#### Your goal
Each line of the material below should be reproduced exactly.
[Begin Data lines]
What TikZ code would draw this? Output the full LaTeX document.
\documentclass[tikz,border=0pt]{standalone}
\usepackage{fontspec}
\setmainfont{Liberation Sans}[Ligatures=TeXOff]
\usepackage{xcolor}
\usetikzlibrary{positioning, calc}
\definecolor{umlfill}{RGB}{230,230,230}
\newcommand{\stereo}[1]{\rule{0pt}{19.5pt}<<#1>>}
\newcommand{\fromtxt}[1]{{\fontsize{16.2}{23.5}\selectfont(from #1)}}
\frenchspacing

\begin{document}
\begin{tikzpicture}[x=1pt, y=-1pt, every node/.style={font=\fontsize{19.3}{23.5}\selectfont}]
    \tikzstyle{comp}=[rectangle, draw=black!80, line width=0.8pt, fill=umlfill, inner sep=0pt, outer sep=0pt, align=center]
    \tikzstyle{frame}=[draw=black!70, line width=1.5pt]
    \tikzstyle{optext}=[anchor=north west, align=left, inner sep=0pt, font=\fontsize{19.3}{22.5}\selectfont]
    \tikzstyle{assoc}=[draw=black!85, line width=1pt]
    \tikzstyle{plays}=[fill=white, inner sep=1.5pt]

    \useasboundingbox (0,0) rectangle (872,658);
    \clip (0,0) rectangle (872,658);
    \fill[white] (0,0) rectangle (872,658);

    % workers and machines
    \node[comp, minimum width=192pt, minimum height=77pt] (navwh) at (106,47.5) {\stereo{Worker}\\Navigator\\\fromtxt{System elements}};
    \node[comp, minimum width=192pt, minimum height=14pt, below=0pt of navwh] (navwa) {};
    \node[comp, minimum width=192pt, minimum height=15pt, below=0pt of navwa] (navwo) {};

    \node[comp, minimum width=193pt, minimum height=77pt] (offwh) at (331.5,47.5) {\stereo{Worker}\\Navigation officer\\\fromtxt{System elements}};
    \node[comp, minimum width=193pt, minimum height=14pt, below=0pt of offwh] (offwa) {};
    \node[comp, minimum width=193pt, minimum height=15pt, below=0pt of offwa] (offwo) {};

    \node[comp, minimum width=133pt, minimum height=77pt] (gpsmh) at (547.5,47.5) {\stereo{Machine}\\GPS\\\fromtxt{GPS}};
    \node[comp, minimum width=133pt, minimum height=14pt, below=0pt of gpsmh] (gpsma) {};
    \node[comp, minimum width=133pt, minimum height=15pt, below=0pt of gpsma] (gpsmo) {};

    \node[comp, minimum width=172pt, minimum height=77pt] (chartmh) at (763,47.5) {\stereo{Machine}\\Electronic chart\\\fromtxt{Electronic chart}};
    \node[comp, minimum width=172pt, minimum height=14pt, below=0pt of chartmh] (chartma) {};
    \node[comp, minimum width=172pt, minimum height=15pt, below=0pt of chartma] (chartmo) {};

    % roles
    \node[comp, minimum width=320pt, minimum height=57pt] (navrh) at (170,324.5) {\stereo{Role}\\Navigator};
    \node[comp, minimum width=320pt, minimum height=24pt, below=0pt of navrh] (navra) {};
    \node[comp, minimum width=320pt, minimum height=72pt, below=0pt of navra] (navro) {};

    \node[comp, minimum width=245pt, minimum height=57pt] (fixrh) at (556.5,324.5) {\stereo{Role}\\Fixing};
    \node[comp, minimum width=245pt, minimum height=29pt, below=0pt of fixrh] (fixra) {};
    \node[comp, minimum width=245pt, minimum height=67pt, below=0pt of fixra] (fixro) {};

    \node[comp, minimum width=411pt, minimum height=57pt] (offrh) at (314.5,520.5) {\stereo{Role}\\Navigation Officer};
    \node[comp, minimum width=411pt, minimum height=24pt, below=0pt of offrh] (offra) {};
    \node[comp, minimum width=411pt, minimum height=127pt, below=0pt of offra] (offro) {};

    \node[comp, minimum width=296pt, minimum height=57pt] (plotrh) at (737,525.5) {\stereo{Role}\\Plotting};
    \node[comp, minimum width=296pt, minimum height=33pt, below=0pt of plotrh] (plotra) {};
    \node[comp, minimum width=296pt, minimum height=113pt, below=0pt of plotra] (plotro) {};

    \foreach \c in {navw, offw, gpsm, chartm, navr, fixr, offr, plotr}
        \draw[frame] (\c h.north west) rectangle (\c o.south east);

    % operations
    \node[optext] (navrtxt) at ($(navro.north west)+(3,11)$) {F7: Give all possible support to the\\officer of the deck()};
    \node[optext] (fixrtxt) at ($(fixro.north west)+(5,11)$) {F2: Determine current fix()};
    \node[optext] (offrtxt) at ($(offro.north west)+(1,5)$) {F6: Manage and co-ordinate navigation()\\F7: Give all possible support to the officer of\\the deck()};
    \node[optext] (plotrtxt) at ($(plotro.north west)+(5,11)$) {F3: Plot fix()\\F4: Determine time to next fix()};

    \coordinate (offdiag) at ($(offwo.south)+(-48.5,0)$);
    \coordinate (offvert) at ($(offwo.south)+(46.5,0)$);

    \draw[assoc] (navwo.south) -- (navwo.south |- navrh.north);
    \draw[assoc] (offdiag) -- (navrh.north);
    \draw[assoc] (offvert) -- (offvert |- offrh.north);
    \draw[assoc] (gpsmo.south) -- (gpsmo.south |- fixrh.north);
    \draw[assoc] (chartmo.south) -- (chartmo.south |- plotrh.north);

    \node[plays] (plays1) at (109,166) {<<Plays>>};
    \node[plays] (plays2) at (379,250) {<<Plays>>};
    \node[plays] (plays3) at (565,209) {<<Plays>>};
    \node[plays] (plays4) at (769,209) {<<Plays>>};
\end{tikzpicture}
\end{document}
[End Data lines]
#### Response
What TikZ code would draw this? Output the full LaTeX document.
\documentclass[tikz,border=0pt]{standalone}
\usepackage{fontspec}
\setmainfont{Liberation Sans}[Ligatures=TeXOff]
\usepackage{xcolor}
\usetikzlibrary{positioning, calc}
\definecolor{umlfill}{RGB}{230,230,230}
\newcommand{\stereo}[1]{\rule{0pt}{19.5pt}<<#1>>}
\newcommand{\fromtxt}[1]{{\fontsize{16.2}{23.5}\selectfont(from #1)}}
\frenchspacing

\begin{document}
\begin{tikzpicture}[x=1pt, y=-1pt, every node/.style={font=\fontsize{19.3}{23.5}\selectfont}]
    \tikzstyle{comp}=[rectangle, draw=black!80, line width=0.8pt, fill=umlfill, inner sep=0pt, outer sep=0pt, align=center]
    \tikzstyle{frame}=[draw=black!70, line width=1.5pt]
    \tikzstyle{optext}=[anchor=north west, align=left, inner sep=0pt, font=\fontsize{19.3}{22.5}\selectfont]
    \tikzstyle{assoc}=[draw=black!85, line width=1pt]
    \tikzstyle{plays}=[fill=white, inner sep=1.5pt]

    \useasboundingbox (0,0) rectangle (872,658);
    \clip (0,0) rectangle (872,658);
    \fill[white] (0,0) rectangle (872,658);

    % workers and machines
    \node[comp, minimum width=192pt, minimum height=77pt] (navwh) at (106,47.5) {\stereo{Worker}\\Navigator\\\fromtxt{System elements}};
    \node[comp, minimum width=192pt, minimum height=14pt, below=0pt of navwh] (navwa) {};
    \node[comp, minimum width=192pt, minimum height=15pt, below=0pt of navwa] (navwo) {};

    \node[comp, minimum width=193pt, minimum height=77pt] (offwh) at (331.5,47.5) {\stereo{Worker}\\Navigation officer\\\fromtxt{System elements}};
    \node[comp, minimum width=193pt, minimum height=14pt, below=0pt of offwh] (offwa) {};
    \node[comp, minimum width=193pt, minimum height=15pt, below=0pt of offwa] (offwo) {};

    \node[comp, minimum width=133pt, minimum height=77pt] (gpsmh) at (547.5,47.5) {\stereo{Machine}\\GPS\\\fromtxt{GPS}};
    \node[comp, minimum width=133pt, minimum height=14pt, below=0pt of gpsmh] (gpsma) {};
    \node[comp, minimum width=133pt, minimum height=15pt, below=0pt of gpsma] (gpsmo) {};

    \node[comp, minimum width=172pt, minimum height=77pt] (chartmh) at (763,47.5) {\stereo{Machine}\\Electronic chart\\\fromtxt{Electronic chart}};
    \node[comp, minimum width=172pt, minimum height=14pt, below=0pt of chartmh] (chartma) {};
    \node[comp, minimum width=172pt, minimum height=15pt, below=0pt of chartma] (chartmo) {};

    % roles
    \node[comp, minimum width=320pt, minimum height=57pt] (navrh) at (170,324.5) {\stereo{Role}\\Navigator};
    \node[comp, minimum width=320pt, minimum height=24pt, below=0pt of navrh] (navra) {};
    \node[comp, minimum width=320pt, minimum height=72pt, below=0pt of navra] (navro) {};

    \node[comp, minimum width=245pt, minimum height=57pt] (fixrh) at (556.5,324.5) {\stereo{Role}\\Fixing};
    \node[comp, minimum width=245pt, minimum height=29pt, below=0pt of fixrh] (fixra) {};
    \node[comp, minimum width=245pt, minimum height=67pt, below=0pt of fixra] (fixro) {};

    \node[comp, minimum width=411pt, minimum height=57pt] (offrh) at (314.5,520.5) {\stereo{Role}\\Navigation Officer};
    \node[comp, minimum width=411pt, minimum height=24pt, below=0pt of offrh] (offra) {};
    \node[comp, minimum width=411pt, minimum height=127pt, below=0pt of offra] (offro) {};

    \node[comp, minimum width=296pt, minimum height=57pt] (plotrh) at (737,525.5) {\stereo{Role}\\Plotting};
    \node[comp, minimum width=296pt, minimum height=33pt, below=0pt of plotrh] (plotra) {};
    \node[comp, minimum width=296pt, minimum height=113pt, below=0pt of plotra] (plotro) {};

    \foreach \c in {navw, offw, gpsm, chartm, navr, fixr, offr, plotr}
        \draw[frame] (\c h.north west) rectangle (\c o.south east);

    % operations
    \node[optext] (navrtxt) at ($(navro.north west)+(3,11)$) {F7: Give all possible support to the\\officer of the deck()};
    \node[optext] (fixrtxt) at ($(fixro.north west)+(5,11)$) {F2: Determine current fix()};
    \node[optext] (offrtxt) at ($(offro.north west)+(1,5)$) {F6: Manage and co-ordinate navigation()\\F7: Give all possible support to the officer of\\the deck()};
    \node[optext] (plotrtxt) at ($(plotro.north west)+(5,11)$) {F3: Plot fix()\\F4: Determine time to next fix()};

    \coordinate (offdiag) at ($(offwo.south)+(-48.5,0)$);
    \coordinate (offvert) at ($(offwo.south)+(46.5,0)$);

    \draw[assoc] (navwo.south) -- (navwo.south |- navrh.north);
    \draw[assoc] (offdiag) -- (navrh.north);
    \draw[assoc] (offvert) -- (offvert |- offrh.north);
    \draw[assoc] (gpsmo.south) -- (gpsmo.south |- fixrh.north);
    \draw[assoc] (chartmo.south) -- (chartmo.south |- plotrh.north);

    \node[plays] (plays1) at (109,166) {<<Plays>>};
    \node[plays] (plays2) at (379,250) {<<Plays>>};
    \node[plays] (plays3) at (565,209) {<<Plays>>};
    \node[plays] (plays4) at (769,209) {<<Plays>>};
\end{tikzpicture}
\end{document}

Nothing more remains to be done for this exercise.